As many have pointed out, cabinet appointments have never solely been about one’s qualifications. They are just as often about appeasing a region, rewarding loyal service, or furthering a PM’s pet agenda — or as Laura Payton put it in Maclean’s, cabinet selections have “always been influenced by a range of factors, including where an MP is from and whether he or she is an anglophone or francophone. And while those factors are practical, other selections seem to be made based on someone’s fundraising ability or skill at obfuscating in the House of Commons.”
What’s more, it’s the unelected governor general who officially appoints the cabinet and those new ministers must pledge an oath to the queen. Of course, this aspect of the process is just theatrics, but it’s worth remembering that the system some are keen on protecting from the injustice of quotas derives its symbolic power from the British monarchy — hardly a model of merit or earned authority.
At no point along the way and at no level of government is politics only ever about merit (Rob Ford was once my mayor, I know this from experience). There were historic barriers — indigenous people, for instance, were not allowed to vote until 1960, just 11 years before our new Justice Minister Jody Wilson-Raybould was born — and the system remains unfair and inaccessible in all kinds of ways.
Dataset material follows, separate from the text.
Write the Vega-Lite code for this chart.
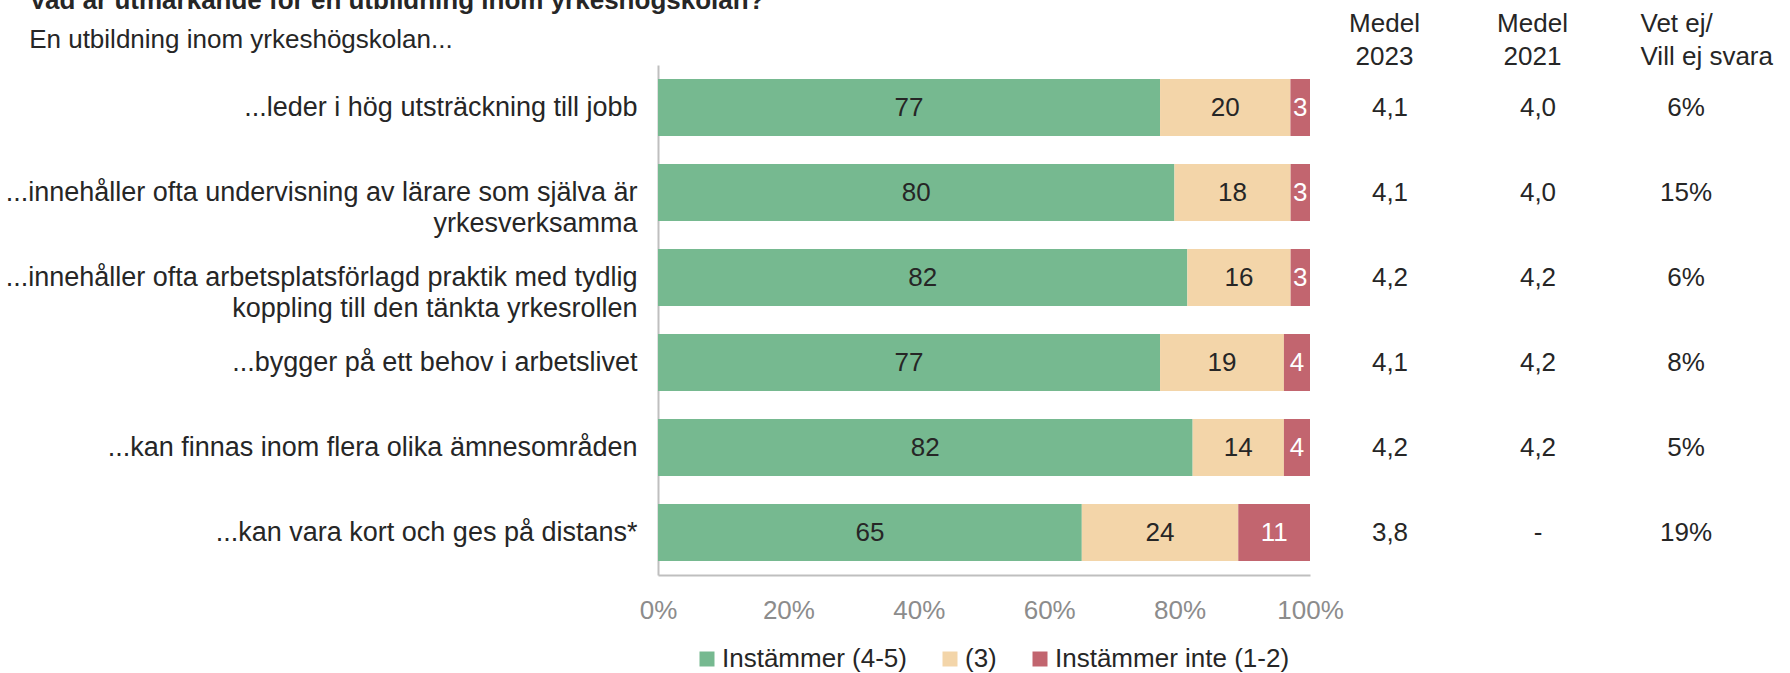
{
  "$schema": "https://vega.github.io/schema/vega-lite/v6.json",
  "padding": {"top": -12, "left": 5, "right": 5, "bottom": 0},
  "background": "white",
  "config": {
    "font": "Liberation Sans",
    "view": {"stroke": null},
    "axis": {"labelFont": "Liberation Sans"},
    "legend": {"labelFont": "Liberation Sans"}
  },
  "datasets": {
    "bars": [
      {"item": "...leder i hög utsträckning till jobb", "cat": "Instämmer (4-5)", "ord": 1, "value": 77},
      {"item": "...leder i hög utsträckning till jobb", "cat": "(3)", "ord": 2, "value": 20},
      {"item": "...leder i hög utsträckning till jobb", "cat": "Instämmer inte (1-2)", "ord": 3, "value": 3},
      {"item": "...innehåller ofta undervisning av lärare som själva är yrkesverksamma", "cat": "Instämmer (4-5)", "ord": 1, "value": 80},
      {"item": "...innehåller ofta undervisning av lärare som själva är yrkesverksamma", "cat": "(3)", "ord": 2, "value": 18},
      {"item": "...innehåller ofta undervisning av lärare som själva är yrkesverksamma", "cat": "Instämmer inte (1-2)", "ord": 3, "value": 3},
      {"item": "...innehåller ofta arbetsplatsförlagd praktik med tydlig koppling till den tänkta yrkesrollen", "cat": "Instämmer (4-5)", "ord": 1, "value": 82},
      {"item": "...innehåller ofta arbetsplatsförlagd praktik med tydlig koppling till den tänkta yrkesrollen", "cat": "(3)", "ord": 2, "value": 16},
      {"item": "...innehåller ofta arbetsplatsförlagd praktik med tydlig koppling till den tänkta yrkesrollen", "cat": "Instämmer inte (1-2)", "ord": 3, "value": 3},
      {"item": "...bygger på ett behov i arbetslivet", "cat": "Instämmer (4-5)", "ord": 1, "value": 77},
      {"item": "...bygger på ett behov i arbetslivet", "cat": "(3)", "ord": 2, "value": 19},
      {"item": "...bygger på ett behov i arbetslivet", "cat": "Instämmer inte (1-2)", "ord": 3, "value": 4},
      {"item": "...kan finnas inom flera olika ämnesområden", "cat": "Instämmer (4-5)", "ord": 1, "value": 82},
      {"item": "...kan finnas inom flera olika ämnesområden", "cat": "(3)", "ord": 2, "value": 14},
      {"item": "...kan finnas inom flera olika ämnesområden", "cat": "Instämmer inte (1-2)", "ord": 3, "value": 4},
      {"item": "...kan vara kort och ges på distans*", "cat": "Instämmer (4-5)", "ord": 1, "value": 65},
      {"item": "...kan vara kort och ges på distans*", "cat": "(3)", "ord": 2, "value": 24},
      {"item": "...kan vara kort och ges på distans*", "cat": "Instämmer inte (1-2)", "ord": 3, "value": 11}
    ],
    "cols": [
      {"item": "...leder i hög utsträckning till jobb", "col": "Medel 2023", "text": "4,1"},
      {"item": "...leder i hög utsträckning till jobb", "col": "Medel 2021", "text": "4,0"},
      {"item": "...leder i hög utsträckning till jobb", "col": "Vet ej/Vill ej svara", "text": "6%"},
      {"item": "...innehåller ofta undervisning av lärare som själva är yrkesverksamma", "col": "Medel 2023", "text": "4,1"},
      {"item": "...innehåller ofta undervisning av lärare som själva är yrkesverksamma", "col": "Medel 2021", "text": "4,0"},
      {"item": "...innehåller ofta undervisning av lärare som själva är yrkesverksamma", "col": "Vet ej/Vill ej svara", "text": "15%"},
      {"item": "...innehåller ofta arbetsplatsförlagd praktik med tydlig koppling till den tänkta yrkesrollen", "col": "Medel 2023", "text": "4,2"},
      {"item": "...innehåller ofta arbetsplatsförlagd praktik med tydlig koppling till den tänkta yrkesrollen", "col": "Medel 2021", "text": "4,2"},
      {"item": "...innehåller ofta arbetsplatsförlagd praktik med tydlig koppling till den tänkta yrkesrollen", "col": "Vet ej/Vill ej svara", "text": "6%"},
      {"item": "...bygger på ett behov i arbetslivet", "col": "Medel 2023", "text": "4,1"},
      {"item": "...bygger på ett behov i arbetslivet", "col": "Medel 2021", "text": "4,2"},
      {"item": "...bygger på ett behov i arbetslivet", "col": "Vet ej/Vill ej svara", "text": "8%"},
      {"item": "...kan finnas inom flera olika ämnesområden", "col": "Medel 2023", "text": "4,2"},
      {"item": "...kan finnas inom flera olika ämnesområden", "col": "Medel 2021", "text": "4,2"},
      {"item": "...kan finnas inom flera olika ämnesområden", "col": "Vet ej/Vill ej svara", "text": "5%"},
      {"item": "...kan vara kort och ges på distans*", "col": "Medel 2023", "text": "3,8"},
      {"item": "...kan vara kort och ges på distans*", "col": "Medel 2021", "text": "-"},
      {"item": "...kan vara kort och ges på distans*", "col": "Vet ej/Vill ej svara", "text": "19%"}
    ]
  },
  "bounds": "flush",
  "spacing": 6,
  "hconcat": [
    {
      "title": {
        "text": "Vad är utmärkande för en utbildning inom yrkeshögskolan?",
        "subtitle": "En utbildning inom yrkeshögskolan...",
        "anchor": "start",
        "fontSize": 26,
        "fontWeight": "bold",
        "color": "#262626",
        "subtitleFontSize": 26,
        "subtitleColor": "#262626",
        "subtitlePadding": 13,
        "offset": 12,
        "dx": 24
      },
      "width": 652,
      "height": 510,
      "data": {"name": "bars"},
      "encoding": {
        "y": {
          "field": "item",
          "type": "nominal",
          "sort": [
            "...leder i hög utsträckning till jobb",
            "...innehåller ofta undervisning av lärare som själva är yrkesverksamma",
            "...innehåller ofta arbetsplatsförlagd praktik med tydlig koppling till den tänkta yrkesrollen",
            "...bygger på ett behov i arbetslivet",
            "...kan finnas inom flera olika ämnesområden",
            "...kan vara kort och ges på distans*"
          ],
          "scale": {"paddingInner": 0.33, "paddingOuter": 0.165},
          "axis": {
            "title": null,
            "domainColor": "#bfbfbf",
            "domainWidth": 2,
            "ticks": false,
            "labelFontSize": 27,
            "labelColor": "#262626",
            "labelPadding": 21,
            "labelLimit": 0,
            "labelLineHeight": 31,
            "labelExpr": "datum.label === '...innehåller ofta undervisning av lärare som själva är yrkesverksamma' ? ['...innehåller ofta undervisning av lärare som själva är', 'yrkesverksamma'] : datum.label === '...innehåller ofta arbetsplatsförlagd praktik med tydlig koppling till den tänkta yrkesrollen' ? ['...innehåller ofta arbetsplatsförlagd praktik med tydlig', 'koppling till den tänkta yrkesrollen'] : datum.label"
          }
        }
      },
      "layer": [
        {
          "mark": {"type": "bar"},
          "encoding": {
            "x": {
              "field": "value",
              "type": "quantitative",
              "stack": "normalize",
              "axis": {
                "title": null,
                "values": [0, 0.2, 0.4, 0.6, 0.8, 1],
                "format": ".0%",
                "grid": false,
                "ticks": false,
                "domainColor": "#bfbfbf",
                "domainWidth": 2,
                "labelFontSize": 26,
                "labelColor": "#8c8c8c",
                "labelPadding": 22,
                "labelFlush": false
              }
            },
            "color": {
              "field": "cat",
              "type": "nominal",
              "scale": {
                "domain": ["Instämmer (4-5)", "(3)", "Instämmer inte (1-2)"],
                "range": ["#76b990", "#f3d5a9", "#c2656f"]
              },
              "legend": {
                "title": null,
                "orient": "none",
                "legendX": 36,
                "legendY": 581,
                "direction": "horizontal",
                "labelFontSize": 26,
                "labelColor": "#262626",
                "labelLimit": 0,
                "symbolType": "square",
                "symbolSize": 225,
                "symbolStrokeWidth": 0,
                "symbolOpacity": 1,
                "labelOffset": 2,
                "columnPadding": 30
              }
            },
            "order": {"field": "ord", "type": "quantitative"}
          }
        },
        {
          "mark": {"type": "text", "fontSize": 26, "baseline": "middle", "align": "center"},
          "encoding": {
            "x": {"field": "value", "type": "quantitative", "stack": "normalize", "bandPosition": 0.5},
            "text": {"field": "value", "type": "quantitative"},
            "order": {"field": "ord", "type": "quantitative"},
            "color": {
              "condition": {"test": "datum.cat === 'Instämmer inte (1-2)'", "value": "white"},
              "value": "#262626"
            }
          }
        }
      ]
    },
    {
      "width": 444,
      "height": 510,
      "data": {"name": "cols"},
      "mark": {"type": "text", "fontSize": 26, "color": "#262626", "baseline": "middle", "align": "center"},
      "encoding": {
        "x": {
          "field": "col",
          "type": "nominal",
          "sort": ["Medel 2023", "Medel 2021", "Vet ej/Vill ej svara"],
          "scale": {"paddingInner": 0, "paddingOuter": 0},
          "axis": {
            "orient": "top",
            "title": null,
            "domain": false,
            "ticks": false,
            "labelAngle": 0,
            "labelFontSize": 26,
            "labelColor": "#262626",
            "labelLineHeight": 33,
            "labelPadding": 29,
            "labelLimit": 0,
            "labelAlign": {"condition": {"test": "datum.value === 'Vet ej/Vill ej svara'", "value": "left"}, "value": "center"},
            "labelOffset": {"condition": {"test": "datum.value === 'Vet ej/Vill ej svara'", "value": -46}, "value": -6},
            "labelExpr": "datum.label === 'Vet ej/Vill ej svara' ? ['Vet ej/', 'Vill ej svara'] : split(datum.label, ' ')"
          }
        },
        "y": {
          "field": "item",
          "type": "nominal",
          "sort": [
            "...leder i hög utsträckning till jobb",
            "...innehåller ofta undervisning av lärare som själva är yrkesverksamma",
            "...innehåller ofta arbetsplatsförlagd praktik med tydlig koppling till den tänkta yrkesrollen",
            "...bygger på ett behov i arbetslivet",
            "...kan finnas inom flera olika ämnesområden",
            "...kan vara kort och ges på distans*"
          ],
          "scale": {"paddingInner": 0.33, "paddingOuter": 0.165},
          "axis": null
        },
        "text": {"field": "text", "type": "nominal"}
      }
    }
  ],
  "resolve": {"scale": {"y": "independent"}}
}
Highly qualified people never enter races because they don’t have the money or connections or personal resources to run. Wonderful, effective MPs lose their seats because the political winds change (see the Orange Crush in 2011 and the Crimson Tide in 2015). Our first past the post system (which Trudeau has promised to reform) means candidates can be elected with less than half of the vote.
Today, at least, progress was made. When asked by a journalist, “Why is it important that your cabinet has equal representation of men and women?” our new prime minister simply replied with a shrug, “Because it’s 2015.” I would have added, “and it’s about damn time.”